When the Packers subsequently won the Super Bowl, I wasn't crying about the painful 1-3 run towards the end of the season. We'd just won the fucking Super Bowl. I.e., "Wedge">"Ghost">"Weekapaug">"First Tube". No, these weren't among the greatest jams of all time. They merely constituted an absolutely brilliant, inspired, mind-boggling end to a Phish show (not counting "Character Zero", also the final encore last year). "Ghost" was probably the jam of the weekend; the stunner was not only the liquid segue into 'Paug, but also the flawless interweaving of "Ghost" for a few bars in the middle of 'Paug. What makes Phish Phish. And in case you were wondering, the guy who created this site (no, not me--youphoric of course!) had been waiting twenty-plus shows to get that elusive first "First Tube". And there was much rejoicing (and pogoing).If you got everything you wanted out of a weekend of Phish, why would you ever go back, right? Getting a "Simple" is a totemic red herring. I may or may not actually care if I'm ever present for one. All I really want from Phish is more Phish shows.
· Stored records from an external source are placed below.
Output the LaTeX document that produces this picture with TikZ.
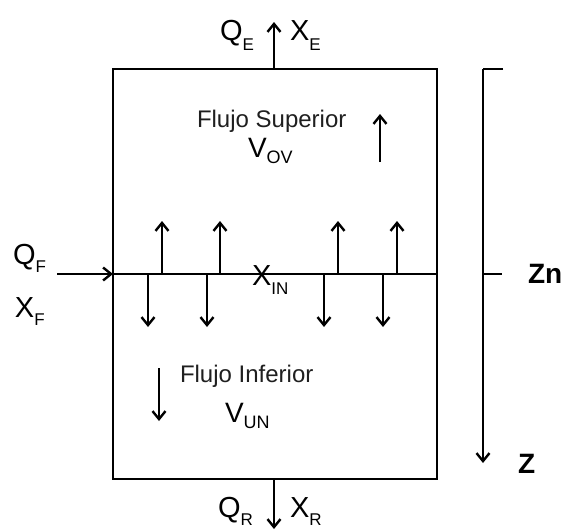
\documentclass[tikz,border=0pt]{standalone}
\usepackage{fontspec}
\setmainfont{Liberation Sans}
\usetikzlibrary{arrows.meta}
\newcommand\mainsub[3][10pt]{{\fontsize{29}{29}\selectfont #2}\raisebox{-#1}{\fontsize{17}{17}\selectfont #3}}
\newcommand\vsub[2]{{\fontsize{28}{28}\selectfont #1}\raisebox{-6pt}{\fontsize{18}{18}\selectfont #2}}
\tikzset{
  lbl/.style={anchor=base west, inner sep=0pt, outer sep=0pt},
  frame/.style={line width=2.8pt},
  flow/.style={line width=2.4pt, -{Straight Barb[length=8pt,width=13pt,line width=2.4pt]}},
  flowtxt/.style={lbl, font=\fontsize{24}{24}\selectfont, text=black!88},
  axlbl/.style={lbl, font=\fontsize{28}{28}\selectfont\bfseries}
}
\begin{document}
\begin{tikzpicture}[x=1pt,y=-1pt]
\useasboundingbox (0,0) rectangle (563,530);
\fill[white] (0,0) rectangle (563,530);
% box
\coordinate (tl) at (113,69);
\coordinate (br) at (437,479);
\draw[frame] (tl) rectangle (br);
% middle line
\coordinate (ml) at (113,274);
\coordinate (mr) at (437,274);
\draw[frame] (ml) -- (mr);
% top / bottom outlets
\coordinate (topin) at (274,69);
\coordinate (topout) at (274,22);
\draw[flow] (topin) -- (topout);
\coordinate (botin) at (274,479);
\coordinate (botout) at (274,529);
\draw[flow] (botin) -- (botout);
% feed
\coordinate (feed) at (57,274);
\draw[flow] (feed) -- (ml);
% up arrows
\foreach \x [count=\i] in {162,220,338,397}{
  \coordinate (u\i a) at (\x,274);
  \coordinate (u\i b) at (\x,221);
  \draw[flow] (u\i a) -- (u\i b);
}
% down arrows
\foreach \x [count=\i] in {148,207,324,383}{
  \coordinate (d\i a) at (\x,274);
  \coordinate (d\i b) at (\x,327);
  \draw[flow] (d\i a) -- (d\i b);
}
% flow direction arrows
\coordinate (sa) at (380,162);
\coordinate (sb) at (380,114);
\draw[flow] (sa) -- (sb);
\coordinate (ia) at (159,368);
\coordinate (ib) at (159,421);
\draw[flow] (ia) -- (ib);
% axis
\coordinate (axtopr) at (503,69);
\coordinate (axtop) at (483,69);
\coordinate (axend) at (483,463);
\coordinate (axmid) at (483,274);
\coordinate (axmidr) at (502,274);
\draw[line width=2.4pt] (axtopr) -- (axtop);
\draw[flow] (axtop) -- (axend);
\draw[line width=2.4pt] (axmid) -- (axmidr);
% labels
\node[lbl] (qe) at (220,40) {\mainsub{Q}{E}};
\node[lbl] (xe) at (290,40) {\mainsub{X}{E}};
\node[lbl] (qr) at (218,517) {\mainsub[8pt]{Q}{R}};
\node[lbl] (xr) at (290,517) {\mainsub[8pt]{X}{R}};
\node[lbl] (qf) at (13,264) {\mainsub[8pt]{Q}{F}};
\node[lbl] (xf) at (15,317) {\mainsub[8pt]{X}{F}};
\node[lbl] (xin) at (252,285) {\mainsub[9pt]{X}{IN}};
\node[flowtxt] (fs) at (197,127) {Flujo Superior};
\node[lbl] (vov) at (248,157) {\vsub{V}{OV}};
\node[flowtxt] (fi) at (180,382) {Flujo Inferior};
\node[lbl] (vun) at (225,422) {\vsub{V}{UN}};
\node[axlbl] (zn) at (528,283) {Zn};
\node[axlbl] (z) at (518,473) {Z};
\end{tikzpicture}
\end{document}
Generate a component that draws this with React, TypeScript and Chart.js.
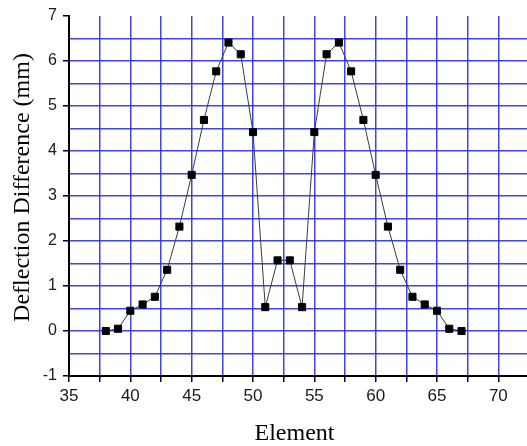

Comments on this article from long ago
- 2014-07-24 youphoric
- Pogoing, love it. Guess that's my Phish dance.
One of these days I’m going to have to learn the difference between Type I and Type II jams.
- 2014-07-24 cal
Type I stays recognizable as the song it began as. Type II means it departs from structure into freeform improv that doesn’t sound anything like the song.